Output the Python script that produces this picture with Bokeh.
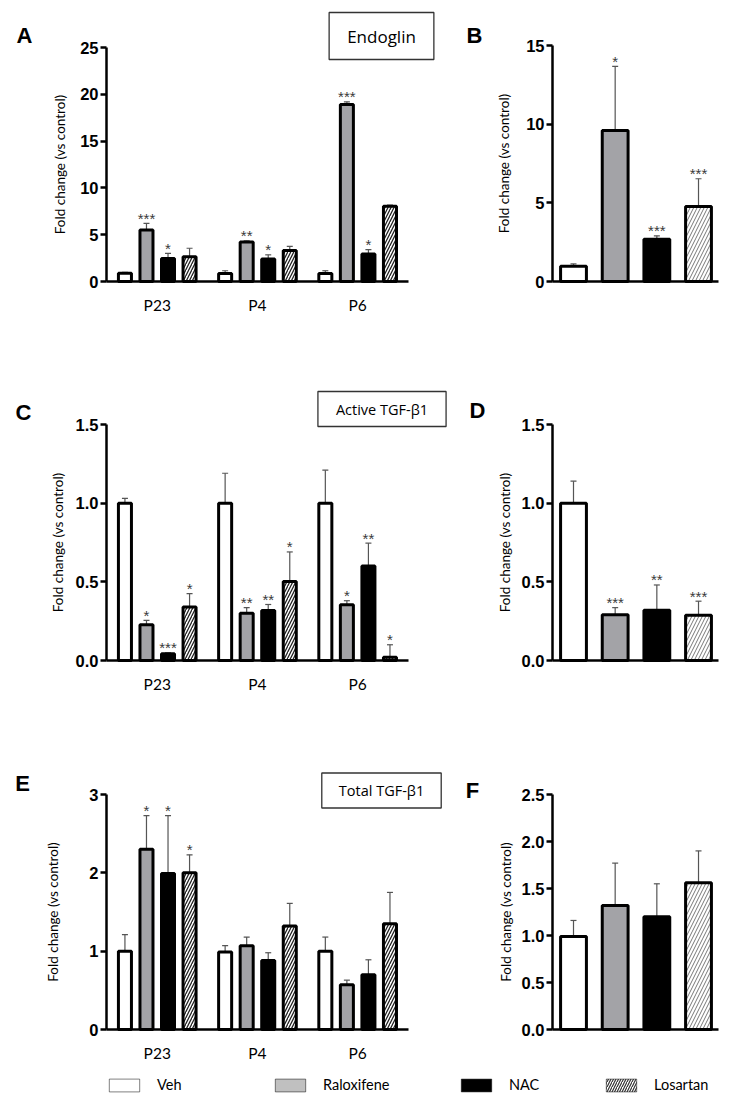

****************

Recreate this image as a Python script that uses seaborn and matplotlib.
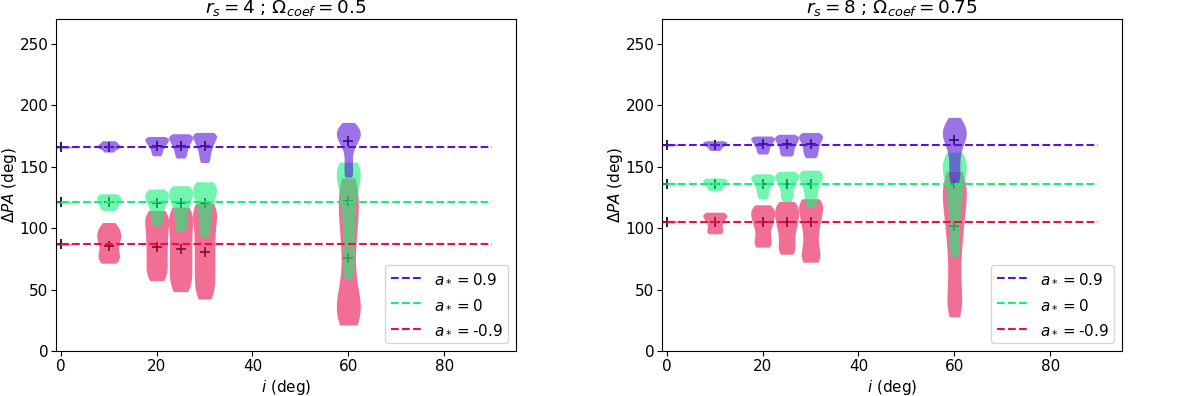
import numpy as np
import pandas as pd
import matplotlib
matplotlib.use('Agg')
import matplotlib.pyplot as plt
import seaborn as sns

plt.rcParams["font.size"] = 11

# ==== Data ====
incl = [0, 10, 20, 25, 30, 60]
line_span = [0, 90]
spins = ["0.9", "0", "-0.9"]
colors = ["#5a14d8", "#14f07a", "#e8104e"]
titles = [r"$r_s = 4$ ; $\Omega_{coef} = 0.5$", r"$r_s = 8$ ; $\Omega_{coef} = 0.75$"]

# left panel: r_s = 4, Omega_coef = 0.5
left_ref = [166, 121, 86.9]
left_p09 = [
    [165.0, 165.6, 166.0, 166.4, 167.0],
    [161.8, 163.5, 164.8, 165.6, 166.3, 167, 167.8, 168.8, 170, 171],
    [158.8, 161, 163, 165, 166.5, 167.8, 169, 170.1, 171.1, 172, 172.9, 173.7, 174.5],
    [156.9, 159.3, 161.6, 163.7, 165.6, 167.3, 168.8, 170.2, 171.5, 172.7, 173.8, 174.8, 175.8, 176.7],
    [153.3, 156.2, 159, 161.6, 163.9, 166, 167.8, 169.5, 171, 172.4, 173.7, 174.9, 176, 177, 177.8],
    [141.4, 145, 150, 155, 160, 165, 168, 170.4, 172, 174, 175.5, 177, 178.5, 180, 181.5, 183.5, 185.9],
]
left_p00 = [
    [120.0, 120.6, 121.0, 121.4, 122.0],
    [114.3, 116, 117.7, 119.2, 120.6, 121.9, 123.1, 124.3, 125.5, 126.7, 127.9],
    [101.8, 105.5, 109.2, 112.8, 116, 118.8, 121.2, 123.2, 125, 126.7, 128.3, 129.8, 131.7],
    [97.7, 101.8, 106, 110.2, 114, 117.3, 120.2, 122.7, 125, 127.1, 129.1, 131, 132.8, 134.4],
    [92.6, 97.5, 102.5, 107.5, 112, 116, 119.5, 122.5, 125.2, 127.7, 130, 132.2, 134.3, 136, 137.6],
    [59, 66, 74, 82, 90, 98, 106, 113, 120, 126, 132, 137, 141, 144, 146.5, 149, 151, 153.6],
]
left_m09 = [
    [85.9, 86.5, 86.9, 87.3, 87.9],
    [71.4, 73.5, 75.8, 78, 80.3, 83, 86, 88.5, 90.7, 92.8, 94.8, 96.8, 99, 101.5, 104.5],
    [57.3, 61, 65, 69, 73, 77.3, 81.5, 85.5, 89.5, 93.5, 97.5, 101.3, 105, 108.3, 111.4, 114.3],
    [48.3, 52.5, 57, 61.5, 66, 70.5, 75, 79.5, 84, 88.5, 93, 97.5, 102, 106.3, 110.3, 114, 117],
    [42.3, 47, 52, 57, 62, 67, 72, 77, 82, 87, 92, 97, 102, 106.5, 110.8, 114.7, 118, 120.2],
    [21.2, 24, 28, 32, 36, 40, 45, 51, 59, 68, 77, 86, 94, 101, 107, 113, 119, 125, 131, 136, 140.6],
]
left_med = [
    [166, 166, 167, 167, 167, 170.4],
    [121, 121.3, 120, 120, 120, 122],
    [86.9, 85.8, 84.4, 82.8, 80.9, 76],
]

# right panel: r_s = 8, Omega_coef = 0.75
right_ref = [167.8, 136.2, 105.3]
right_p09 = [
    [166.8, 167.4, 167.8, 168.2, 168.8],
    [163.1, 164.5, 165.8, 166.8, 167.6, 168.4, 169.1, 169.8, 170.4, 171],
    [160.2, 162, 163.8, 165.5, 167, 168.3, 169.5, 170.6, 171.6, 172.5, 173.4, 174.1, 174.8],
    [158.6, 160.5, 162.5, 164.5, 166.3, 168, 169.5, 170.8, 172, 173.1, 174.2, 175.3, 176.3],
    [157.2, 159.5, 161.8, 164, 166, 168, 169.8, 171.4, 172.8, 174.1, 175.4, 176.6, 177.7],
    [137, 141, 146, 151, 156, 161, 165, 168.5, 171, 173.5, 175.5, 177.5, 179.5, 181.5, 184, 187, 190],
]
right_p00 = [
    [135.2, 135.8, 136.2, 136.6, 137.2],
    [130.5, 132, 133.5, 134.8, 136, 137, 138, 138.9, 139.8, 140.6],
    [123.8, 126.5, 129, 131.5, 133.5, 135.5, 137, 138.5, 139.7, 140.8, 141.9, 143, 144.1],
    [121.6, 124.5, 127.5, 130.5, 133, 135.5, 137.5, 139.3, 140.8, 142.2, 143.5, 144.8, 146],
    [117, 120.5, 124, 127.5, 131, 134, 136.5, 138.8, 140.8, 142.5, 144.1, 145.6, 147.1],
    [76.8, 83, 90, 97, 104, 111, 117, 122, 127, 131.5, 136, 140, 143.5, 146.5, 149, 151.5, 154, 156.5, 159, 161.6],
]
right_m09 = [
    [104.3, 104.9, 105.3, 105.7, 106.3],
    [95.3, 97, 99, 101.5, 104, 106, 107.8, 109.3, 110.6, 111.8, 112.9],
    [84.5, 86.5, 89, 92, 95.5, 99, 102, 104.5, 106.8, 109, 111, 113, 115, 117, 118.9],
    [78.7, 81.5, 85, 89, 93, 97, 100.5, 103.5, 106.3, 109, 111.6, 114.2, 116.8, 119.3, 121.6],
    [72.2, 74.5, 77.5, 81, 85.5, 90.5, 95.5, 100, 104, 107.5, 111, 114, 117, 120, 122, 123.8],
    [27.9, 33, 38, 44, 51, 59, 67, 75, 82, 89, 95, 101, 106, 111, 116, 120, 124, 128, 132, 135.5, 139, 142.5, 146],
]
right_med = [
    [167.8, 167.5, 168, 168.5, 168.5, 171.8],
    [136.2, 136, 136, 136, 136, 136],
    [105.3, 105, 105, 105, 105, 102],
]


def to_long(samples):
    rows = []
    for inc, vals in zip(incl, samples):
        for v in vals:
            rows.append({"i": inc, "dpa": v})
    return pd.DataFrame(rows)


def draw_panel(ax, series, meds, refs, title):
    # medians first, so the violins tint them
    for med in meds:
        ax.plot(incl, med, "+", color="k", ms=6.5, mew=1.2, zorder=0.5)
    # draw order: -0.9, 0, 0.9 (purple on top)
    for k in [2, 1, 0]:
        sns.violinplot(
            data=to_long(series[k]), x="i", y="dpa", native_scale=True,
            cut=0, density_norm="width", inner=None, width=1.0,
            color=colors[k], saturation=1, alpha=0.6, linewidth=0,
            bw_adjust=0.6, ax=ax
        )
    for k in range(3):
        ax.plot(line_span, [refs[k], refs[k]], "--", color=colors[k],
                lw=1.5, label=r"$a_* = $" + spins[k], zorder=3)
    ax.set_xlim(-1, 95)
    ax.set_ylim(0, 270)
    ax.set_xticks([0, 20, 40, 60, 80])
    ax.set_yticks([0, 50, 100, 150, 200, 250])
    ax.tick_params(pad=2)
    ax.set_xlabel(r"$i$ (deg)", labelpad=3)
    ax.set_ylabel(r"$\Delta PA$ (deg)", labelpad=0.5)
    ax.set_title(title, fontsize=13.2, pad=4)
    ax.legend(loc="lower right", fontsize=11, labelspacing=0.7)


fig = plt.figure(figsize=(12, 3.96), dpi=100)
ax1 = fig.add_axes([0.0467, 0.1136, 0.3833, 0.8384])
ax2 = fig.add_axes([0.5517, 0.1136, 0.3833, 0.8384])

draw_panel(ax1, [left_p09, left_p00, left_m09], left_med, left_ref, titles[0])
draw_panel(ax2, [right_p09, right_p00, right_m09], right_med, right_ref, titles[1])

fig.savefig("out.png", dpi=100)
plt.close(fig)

****************

__What you should do__
Copy each line of the records containing the string "script".

__In response__
Output the Python script that produces this picture with Bokeh.
Recreate this image as a Python script that uses seaborn and matplotlib.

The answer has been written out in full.